Fatma Barbarosoğlu (1962), yayınladığı dördüncü romanı olan Son On Beş Dakika’da (2011) kader izleği etrafında toplumsal ve bireysel meseleleri işler. Roman, cadde sakinlerinin tanıtılması ve bu kişilerin caddeden geçen iki beyaz gömlekli gence odaklanıp onların kimliği hakkında fikir yürütmeleri ile başlar. Beyaz gömlekli erkeğin caddede öldürülüşüne şahit olan her kahraman, olayı kendi algısına göre yorumlar. Cinayetten en çok etkilenen Doktor Sami Yavaş’ın özel hayatı, işlenen cinayetin onda yarattığı tesir ve cinayete şahit olan diğer kişilerin olayla ilgili değerlendirmeleriyle devam eden roman, kader kavramının sorgulanması ile son bulur.

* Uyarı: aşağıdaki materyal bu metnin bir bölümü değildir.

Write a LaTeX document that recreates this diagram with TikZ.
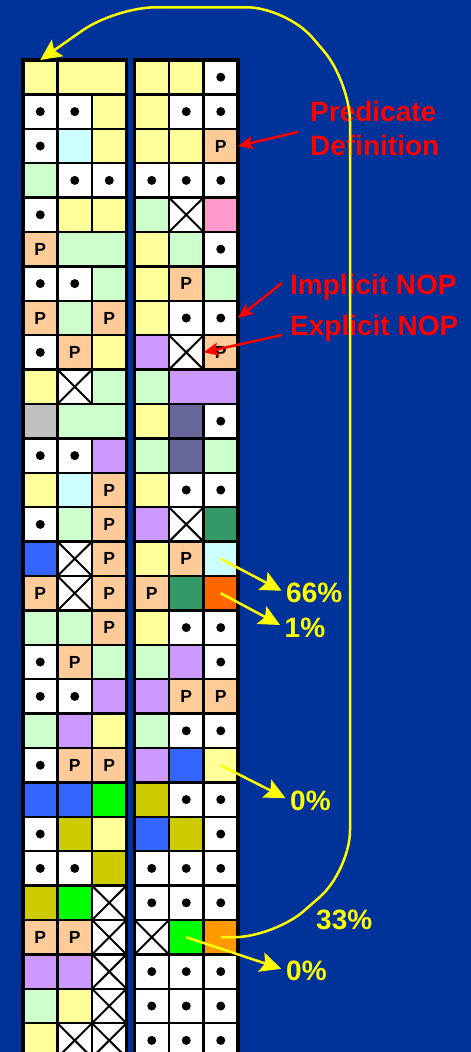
\documentclass[tikz,border=0pt]{standalone}
\usepackage{fontspec}
\setmainfont{Liberation Sans}
\usetikzlibrary{arrows.meta}
\definecolor{bg}{HTML}{003399}
\definecolor{lyel}{HTML}{FFFF99}
\definecolor{lgreen}{HTML}{CCFFCC}
\definecolor{lcyan}{HTML}{CCFFFF}
\definecolor{peach}{HTML}{FFCC99}
\definecolor{lav}{HTML}{CC99FF}
\definecolor{pinkc}{HTML}{FF99CC}
\definecolor{greyc}{HTML}{C0C0C0}
\definecolor{bluec}{HTML}{3366FF}
\definecolor{seagr}{HTML}{339966}
\definecolor{orred}{HTML}{FF6600}
\definecolor{slate}{HTML}{666699}
\definecolor{limec}{HTML}{00FF00}
\definecolor{olivec}{HTML}{CCCC00}
\definecolor{orangec}{HTML}{FF9900}
\definecolor{redc}{HTML}{FF0000}
\definecolor{yelc}{HTML}{FFFF00}
\def\txP{P}
\tikzset{
  gc/.style={draw=black, line width=2.5pt, minimum width=34.5pt, minimum height=34.4pt,
    inner sep=0pt, outer sep=0pt, anchor=center},
  tY/.style={fill=lyel}, tG/.style={fill=lgreen}, tC/.style={fill=lcyan},
  tV/.style={fill=lav}, tK/.style={fill=pinkc}, tA/.style={fill=greyc},
  tB/.style={fill=bluec}, tD/.style={fill=seagr}, tO/.style={fill=orred},
  tS/.style={fill=slate}, tL/.style={fill=limec}, tM/.style={fill=olivec},
  tN/.style={fill=orangec},
  tP/.style={fill=peach, text=black, font=\fontsize{17.5}{17.5}\selectfont\bfseries},
  tW/.style={fill=white, path picture={\fill[black] (path picture bounding box.center) circle (4.5pt);}},
  tX/.style={fill=white, path picture={\draw[black, line width=2pt]
      (path picture bounding box.south west) -- (path picture bounding box.north east)
      (path picture bounding box.north west) -- (path picture bounding box.south east);}},
  wide/.style={minimum width=69pt},
  redlbl/.style={text=redc, font=\fontsize{28}{33}\selectfont\bfseries, inner sep=0pt, anchor=base west},
  ylbl/.style={text=yelc, font=\fontsize{28}{33}\selectfont\bfseries, inner sep=0pt, anchor=base west},
  rarrow/.style={draw=redc, line width=2.5pt, -{Stealth[length=15pt,width=13pt,inset=3pt]}},
  yarrow/.style={draw=yelc, line width=2.5pt, shorten >=5pt, -{Stealth[length=21pt,width=20pt,inset=4pt]}},
  bigcurve/.style={draw=yelc, line width=2.5pt, rounded corners=40pt, -{Stealth[length=21pt,width=20pt,inset=4pt]}}
}
\newcommand\rowL[4]{%
  \node[gc,t#2] (L#1a) at (40.25,{77.2+34.4*#1}) {\csname tx#2\endcsname};
  \node[gc,t#3] (L#1b) at (74.75,{77.2+34.4*#1}) {\csname tx#3\endcsname};
  \node[gc,t#4] (L#1c) at (109.25,{77.2+34.4*#1}) {\csname tx#4\endcsname};}
\newcommand\rowR[4]{%
  \node[gc,t#2] (R#1a) at (151.75,{77.2+34.4*#1}) {\csname tx#2\endcsname};
  \node[gc,t#3] (R#1b) at (186.25,{77.2+34.4*#1}) {\csname tx#3\endcsname};
  \node[gc,t#4] (R#1c) at (220.75,{77.2+34.4*#1}) {\csname tx#4\endcsname};}
\begin{document}
\begin{tikzpicture}[x=1pt,y=-1pt]
\useasboundingbox (0,0) rectangle (471,1052);
\fill[bg] (0,0) rectangle (471,1052);
\clip (0,0) rectangle (471,1052);
% left grid
\node[gc,tY] (L0a) at (40.25,77.2) {};
\node[gc,tY,wide] (L0b) at (92,77.2) {};
\rowL{1}{W}{W}{Y}
\rowL{2}{W}{C}{Y}
\rowL{3}{G}{W}{W}
\rowL{4}{W}{Y}{Y}
\node[gc,tP] (L5a) at (40.25,{77.2+34.4*5}) {P};
\node[gc,tG,wide] (L5b) at (92,{77.2+34.4*5}) {};
\rowL{6}{W}{W}{G}
\rowL{7}{P}{G}{P}
\rowL{8}{W}{P}{Y}
\rowL{9}{Y}{X}{G}
\node[gc,tA] (L10a) at (40.25,{77.2+34.4*10}) {};
\node[gc,tG,wide] (L10b) at (92,{77.2+34.4*10}) {};
\rowL{11}{W}{W}{V}
\rowL{12}{Y}{C}{P}
\rowL{13}{W}{G}{P}
\rowL{14}{B}{X}{P}
\rowL{15}{P}{X}{P}
\rowL{16}{G}{G}{P}
\rowL{17}{W}{P}{G}
\rowL{18}{W}{W}{V}
\rowL{19}{G}{V}{Y}
\rowL{20}{W}{P}{P}
\rowL{21}{B}{B}{L}
\rowL{22}{W}{M}{Y}
\rowL{23}{W}{W}{M}
\rowL{24}{M}{L}{X}
\rowL{25}{P}{P}{X}
\rowL{26}{V}{V}{X}
\rowL{27}{G}{Y}{X}
\rowL{28}{Y}{X}{X}
% right grid
\rowR{0}{Y}{Y}{W}
\rowR{1}{Y}{W}{W}
\rowR{2}{Y}{Y}{P}
\rowR{3}{W}{W}{W}
\rowR{4}{G}{X}{K}
\rowR{5}{Y}{G}{W}
\rowR{6}{Y}{P}{G}
\rowR{7}{Y}{W}{W}
\rowR{8}{V}{X}{P}
\node[gc,tG] (R9a) at (151.75,{77.2+34.4*9}) {};
\node[gc,tV,wide] (R9b) at (203.5,{77.2+34.4*9}) {};
\rowR{10}{Y}{S}{W}
\rowR{11}{G}{S}{G}
\rowR{12}{Y}{W}{W}
\rowR{13}{V}{X}{D}
\rowR{14}{Y}{P}{C}
\rowR{15}{P}{D}{O}
\rowR{16}{Y}{W}{W}
\rowR{17}{G}{V}{W}
\rowR{18}{V}{P}{P}
\rowR{19}{G}{W}{W}
\rowR{20}{V}{B}{Y}
\rowR{21}{M}{W}{W}
\rowR{22}{B}{M}{W}
\rowR{23}{W}{W}{W}
\rowR{24}{W}{W}{W}
\rowR{25}{X}{L}{N}
\rowR{26}{W}{W}{W}
\rowR{27}{W}{W}{W}
\rowR{28}{W}{W}{W}
% outer borders
\draw[line width=3.5pt] (23,60) rectangle (126.5,1065);
\draw[line width=3.5pt] (134.5,60) rectangle (238,1065);
% red labels
\node[redlbl] (pd1) at (310,121.7) {Predicate};
\node[redlbl] (pd2) at (310,155) {Definition};
\node[redlbl] (imp) at (290,294) {Implicit NOP};
\node[redlbl] (exp) at (290,335) {Explicit NOP};
\coordinate (pdA) at (298,132);
\coordinate (impA) at (282,283);
\coordinate (expA) at (282,335);
\draw[rarrow] (pdA) -- (R2c.east);
\draw[rarrow] (impA) -- (R7c.east);
\draw[rarrow] (expA) -- (R8b.east);
% yellow labels
\node[ylbl] (p66) at (286,602.7) {66\%};
\node[ylbl] (p1) at (284.5,637) {1\%};
\node[ylbl] (p0a) at (290,810) {0\%};
\node[ylbl] (p33) at (316,929) {33\%};
\node[ylbl] (p0b) at (286,980) {0\%};
\draw[yarrow] (R14c.center) -- (p66.west);
\draw[yarrow] (R15c.center) -- (p1.west);
\draw[yarrow] (R20c.center) -- (p0a.west);
\draw[yarrow] (R25b.center) -- (p0b.west);
\draw[bigcurve] (R25c.center) -- (274,937.2) -- (350,870.5) -- (350,81.75) -- (286.6,7.3) -- (115.6,7.3) -- (L0a.north);
\end{tikzpicture}
\end{document}
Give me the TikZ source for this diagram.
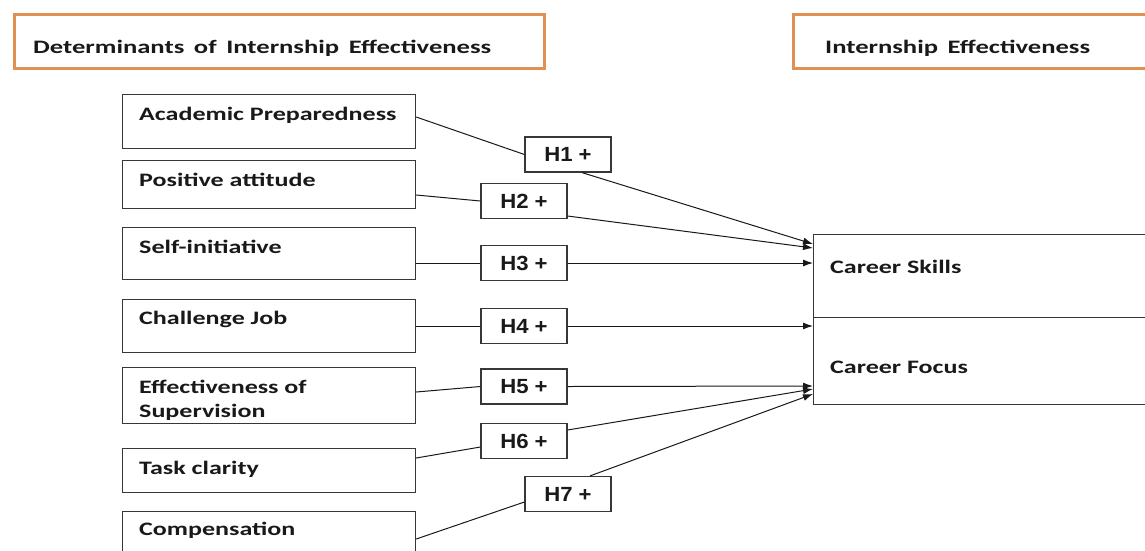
\documentclass[tikz,border=0pt]{standalone}
\usepackage{fontspec}
\setmainfont{Carlito}[FakeStretch=1.37]
\newfontfamily\hfont{Liberation Sans}[FakeStretch=1.08]
\newfontfamily\tfont{Carlito}[FakeStretch=1.4,WordSpace=1.6]
\usetikzlibrary{arrows.meta}
\definecolor{framebrown}{RGB}{224,144,80}
\definecolor{boxline}{RGB}{55,55,55}
\definecolor{ink}{RGB}{25,25,25}

\begin{document}
\begin{tikzpicture}[x=1pt,y=-1pt,
  title/.style={draw=framebrown,line width=3pt,anchor=north west,inner sep=0pt,minimum height=54pt},
  factor/.style={draw=boxline,line width=1.2pt,anchor=north west,inner sep=0pt,minimum width=293pt},
  ftext/.style={anchor=base west,inner sep=0pt,text=ink,align=left,font=\fontsize{19}{24}\selectfont\bfseries},
  ttext/.style={ftext,font=\tfont\fontsize{19}{24}\selectfont\bfseries},
  hyp/.style={draw=boxline,line width=1.2pt,inner sep=0pt,minimum width=86pt,minimum height=35pt,text=ink,font=\hfont\fontsize{20.5}{24}\selectfont\bfseries},
  link/.style={line width=1pt,draw=ink},
  arr/.style={link,-{Latex[length=10pt,width=7pt]}}]
\useasboundingbox (0,0) rectangle (1145,550);
\clip (0,0) rectangle (1145,550);

% headings
\node[title,minimum width=530pt] (left) at (13,13) {};
\node[ttext] (left-t) at (33,53) {Determinants of Internship Effectiveness};
\node[title,minimum width=400pt] (right) at (792,13) {};
\node[ttext] (right-t) at (825,53) {Internship Effectiveness};

% determinants
\node[factor,minimum height=54pt] (ap) at (122,94) {};
\node[ftext] (ap-t) at (139,120) {Academic Preparedness};
\node[factor,minimum height=48pt] (pa) at (122,160) {};
\node[ftext] (pa-t) at (139,186) {Positive attitude};
\node[factor,minimum height=52pt] (si) at (122,227) {};
\node[ftext] (si-t) at (139,253) {Self-initiative};
\node[factor,minimum height=53pt] (cj) at (122,299) {};
\node[ftext] (cj-t) at (139,324) {Challenge Job};
\node[factor,minimum height=56pt] (es) at (122,367) {};
\node[ftext] (es-t) at (139,417) {Effectiveness of\\Supervision};
\node[factor,minimum height=44pt] (tc) at (122,448) {};
\node[ftext] (tc-t) at (139,474) {Task clarity};
\node[factor,minimum height=60pt] (co) at (122,511) {};
\node[ftext] (co-t) at (139,535) {Compensation};

% effectiveness
\node[factor,minimum width=350pt,minimum height=83pt] (skills) at (813,234) {};
\node[ftext] (skills-t) at (830,273) {Career Skills};
\node[factor,minimum width=350pt,minimum height=87pt] (focus) at (813,317) {};
\node[ftext] (focus-t) at (830,373) {Career Focus};

% hypotheses
\node[hyp] (h1) at (568,154.5) {H1 +};
\node[hyp] (h2) at (524,201) {H2 +};
\node[hyp] (h3) at (524,263) {H3 +};
\node[hyp] (h4) at (524,326) {H4 +};
\node[hyp] (h5) at (524,386.5) {H5 +};
\node[hyp] (h6) at (524,441) {H6 +};
\node[hyp] (h7) at (568,494) {H7 +};

\coordinate (t1) at (813,244);
\coordinate (t2) at (813,248);
\coordinate (t3) at (813,263);
\coordinate (t4) at (813,326);
\coordinate (t5) at (813,386);
\coordinate (t6) at (813,389);
\coordinate (t7) at (813,394);

\draw[link] ([yshift=-23pt]ap.north east) -- (h1.west);
\draw[link] ([yshift=-35pt]pa.north east) -- (h2.west);
\draw[link] ([yshift=-36pt]si.north east) -- (h3.west);
\draw[link] ([yshift=-27pt]cj.north east) -- (h4.west);
\draw[link] ([yshift=-25pt]es.north east) -- (h5.west);
\draw[link] ([yshift=-10pt]tc.north east) -- ([yshift=-6pt]h6.west);
\draw[link] ([yshift=-28pt]co.north east) -- ([yshift=-8pt]h7.west);

\draw[arr] ([xshift=14pt]h1.south) -- (t1);
\draw[arr] ([yshift=-15pt]h2.east) -- (t2);
\draw[arr] (h3.east) -- (t3);
\draw[arr] (h4.east) -- (t4);
\draw[arr] (h5.east) -- (t5);
\draw[arr] ([yshift=11pt]h6.east) -- (t6);
\draw[arr] ([xshift=22pt]h7.north) -- (t7);
\end{tikzpicture}
\end{document}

Kültür ve edebiyat alanlarındaki çalışmalarıyla öne çıkan Rus düşünür Mihail Mihailoviç Bahtin (1985-1975), ortaya koyduğu kavramlarla (diyaloji, karnaval, heteroglossia, kronotop, çokseslilik gibi) eleştiri alanında yeni bir pencere açar. Bu çalışmada, Fatma Barbarosoğlu’nun Son On Beş Dakika adlı romanı Bahtin'in çokseslilik kuramı ekseninde incelenmiştir. Söz konusu romanda kahramanların öz -bilince sahip olduğu ve yazardan bağımsız kendi seslerini duyurabildikleri tespit edilmiştir. Kahramanların söylemlerinin analizi yapılarak tek sesli görünen söylemlerin çoksesli niteliğe haiz olduğu ortaya konmuştur. Eser, mekânsal açıdan değerlendirildiğinde olayların büyük bölümünün çoksesli bir ortama zemin hazırlayan ‘cadde’de geçtiği görülmüştür. Son On Beş Dakika’nın içerik, anlatım tekniği ve söylem yönünden çoksesli olduğu neticesi elde edilmiştir.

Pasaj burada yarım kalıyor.